Me:(jumps slightly when he appeared behind me)I don't even have the angryness to be mad at you for sneaking up on me...again.

Cat:now that is bad!hurry quick!someone we need to get her a none depressing story!

Me:stop being in the text and go back into my head!.

Cat:Good!back to your old self already!

Me:Whatever...Good story!.
TrudiRose chapter 1 . 3/26/2011
I like this a lot, and agree with you on the Mayor. He clearly MEANT well; I think the song "How to Raise a Child" makes that clear. JoJo was constantly getting in trouble at school, and his parents were worried about it and didn't know what to do. The brochure for the academy promised that it would solve all their problems, so it gave them hope, even though they probably had some misgivings.

There's one line in your piece that I disagree with, though: "I made the choice, it's my fault that he might get injured at this school, or worse! It's my fault if he get's killed; it's my fault if he dies and my fault alone"
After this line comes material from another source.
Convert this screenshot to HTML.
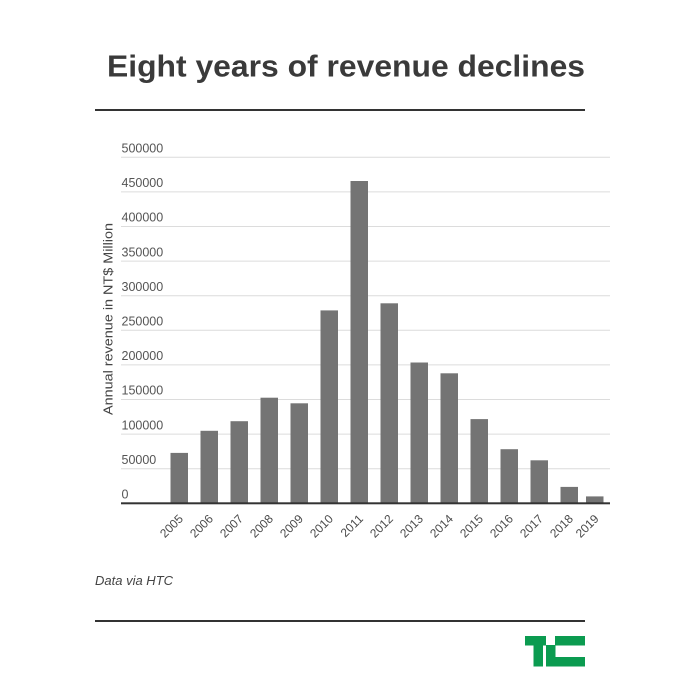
<!DOCTYPE html>
<html>
<head>
<meta charset="utf-8">
<style>
  html,body{margin:0;padding:0;background:#fff;}
  svg{display:block;}
</style>
</head>
<body>
<svg width="700" height="700" viewBox="0 0 700 700" xmlns="http://www.w3.org/2000/svg">
  <rect width="700" height="700" fill="#fff"/>
  <!-- Title -->
  <text x="346" y="76.7" text-anchor="middle" font-family="Liberation Sans, Arial, sans-serif" font-weight="bold" font-size="31" fill="#3a3a3a" textLength="478" lengthAdjust="spacingAndGlyphs">Eight years of revenue declines</text>
  <rect x="95" y="109" width="490" height="2" fill="#333"/>

  <!-- Gridlines -->
  <g stroke="#dcdcdc" stroke-width="1">
    <line x1="121" x2="610" y1="468.7" y2="468.7"/>
    <line x1="121" x2="610" y1="434.1" y2="434.1"/>
    <line x1="121" x2="610" y1="399.5" y2="399.5"/>
    <line x1="121" x2="610" y1="364.9" y2="364.9"/>
    <line x1="121" x2="610" y1="330.3" y2="330.3"/>
    <line x1="121" x2="610" y1="295.7" y2="295.7"/>
    <line x1="121" x2="610" y1="261.1" y2="261.1"/>
    <line x1="121" x2="610" y1="226.5" y2="226.5"/>
    <line x1="121" x2="610" y1="191.9" y2="191.9"/>
    <line x1="121" x2="610" y1="157.3" y2="157.3"/>
  </g>

  <!-- Y tick labels -->
  <g font-family="Liberation Sans, Arial, sans-serif" font-size="12.5" fill="#555">
    <text x="121.5" y="498.5">0</text>
    <text x="121.5" y="463.9">50000</text>
    <text x="121.5" y="429.3">100000</text>
    <text x="121.5" y="394.7">150000</text>
    <text x="121.5" y="360.1">200000</text>
    <text x="121.5" y="325.5">250000</text>
    <text x="121.5" y="290.9">300000</text>
    <text x="121.5" y="256.3">350000</text>
    <text x="121.5" y="221.7">400000</text>
    <text x="121.5" y="187.1">450000</text>
    <text x="121.5" y="152.5">500000</text>
  </g>

  <!-- Axis title -->
  <text transform="translate(112.5,319) rotate(-90)" text-anchor="middle" font-family="Liberation Sans, Arial, sans-serif" font-size="13" fill="#444" textLength="192" lengthAdjust="spacingAndGlyphs">Annual revenue in NT$ Million</text>

  <!-- Bars -->
  <g fill="#747474">
    <rect x="170.5" y="452.9" width="17.5" height="50.4"/>
    <rect x="200.5" y="430.8" width="17.5" height="72.5"/>
    <rect x="230.5" y="421.2" width="17.5" height="82.1"/>
    <rect x="260.5" y="397.7" width="17.5" height="105.6"/>
    <rect x="290.5" y="403.3" width="17.5" height="100"/>
    <rect x="320.5" y="310.4" width="17.5" height="192.9"/>
    <rect x="350.5" y="181.0" width="17.5" height="322.3"/>
    <rect x="380.5" y="303.3" width="17.5" height="200"/>
    <rect x="410.5" y="362.5" width="17.5" height="140.8"/>
    <rect x="440.5" y="373.3" width="17.5" height="130"/>
    <rect x="470.5" y="419.1" width="17.5" height="84.2"/>
    <rect x="500.5" y="449.2" width="17.5" height="54.1"/>
    <rect x="530.5" y="460.3" width="17.5" height="43"/>
    <rect x="560.5" y="486.9" width="17.5" height="16.4"/>
    <rect x="586" y="496.4" width="17.5" height="6.9"/>
  </g>

  <!-- X axis line -->
  <rect x="121" y="502.3" width="489" height="2" fill="#333"/>

  <!-- X labels -->
  <g font-family="Liberation Sans, Arial, sans-serif" font-size="12" fill="#4a4a4a" text-anchor="end">
    <text transform="translate(183.8,519.5) rotate(-45)">2005</text>
    <text transform="translate(213.8,519.5) rotate(-45)">2006</text>
    <text transform="translate(243.8,519.5) rotate(-45)">2007</text>
    <text transform="translate(273.8,519.5) rotate(-45)">2008</text>
    <text transform="translate(303.8,519.5) rotate(-45)">2009</text>
    <text transform="translate(333.8,519.5) rotate(-45)">2010</text>
    <text transform="translate(363.8,519.5) rotate(-45)">2011</text>
    <text transform="translate(393.8,519.5) rotate(-45)">2012</text>
    <text transform="translate(423.8,519.5) rotate(-45)">2013</text>
    <text transform="translate(453.8,519.5) rotate(-45)">2014</text>
    <text transform="translate(483.8,519.5) rotate(-45)">2015</text>
    <text transform="translate(513.8,519.5) rotate(-45)">2016</text>
    <text transform="translate(543.8,519.5) rotate(-45)">2017</text>
    <text transform="translate(573.8,519.5) rotate(-45)">2018</text>
    <text transform="translate(599.5,519.5) rotate(-45)">2019</text>
  </g>

  <!-- Source -->
  <text x="95" y="585" font-family="Liberation Sans, Arial, sans-serif" font-style="italic" font-size="13" fill="#444">Data via HTC</text>
  <rect x="95" y="620" width="490" height="2" fill="#333"/>

  <!-- TC logo -->
  <g fill="#0b9b50">
    <rect x="525" y="636" width="21" height="9.5"/>
    <rect x="533.5" y="636" width="9.5" height="30.5"/>
    <rect x="546" y="645" width="9.5" height="21.5"/>
    <rect x="555" y="636" width="30" height="9.5"/>
    <rect x="546" y="657" width="39" height="9.5"/>
  </g>
</svg>
</body>
</html>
I don't believe Mr. Mayor or his wife EVER realized that JoJo would be in actual DANGER if he went to this school. They just wanted him to learn discipline and self-control and become a productive citizen. If they'd realized that sending JoJo to the academy might mean they were sending their darling child to his DEATH, I don't believe they would have done it! (Especially Mrs. Mayor)
wouldsomebody chapter 1 . 2/21/2011
I agree completely with the premise of this story. Mr Mayor is /not/ a jerk; sending his beloved son to military school he was simply a desparate attempt to help Jojo, was simply his way of trying to do his best as a father. Plus, he was torn between love for his son and the need to maintain a good image as the mayor. This story portrays those feelings very well. I love the "speck on a speck on a speck" metaphor you used- it fits very well, for obvious reasons.

My only criticisms are that you change tenses incorrectly in the middle of the story. Pick one tense and stick with it. Also, the word "tainted" isn't the best choice to describe the hints of lemon and cinnamon in his tea- "tainted" gives the negative connotation of words like "polluted," "soiled" or "poisoned."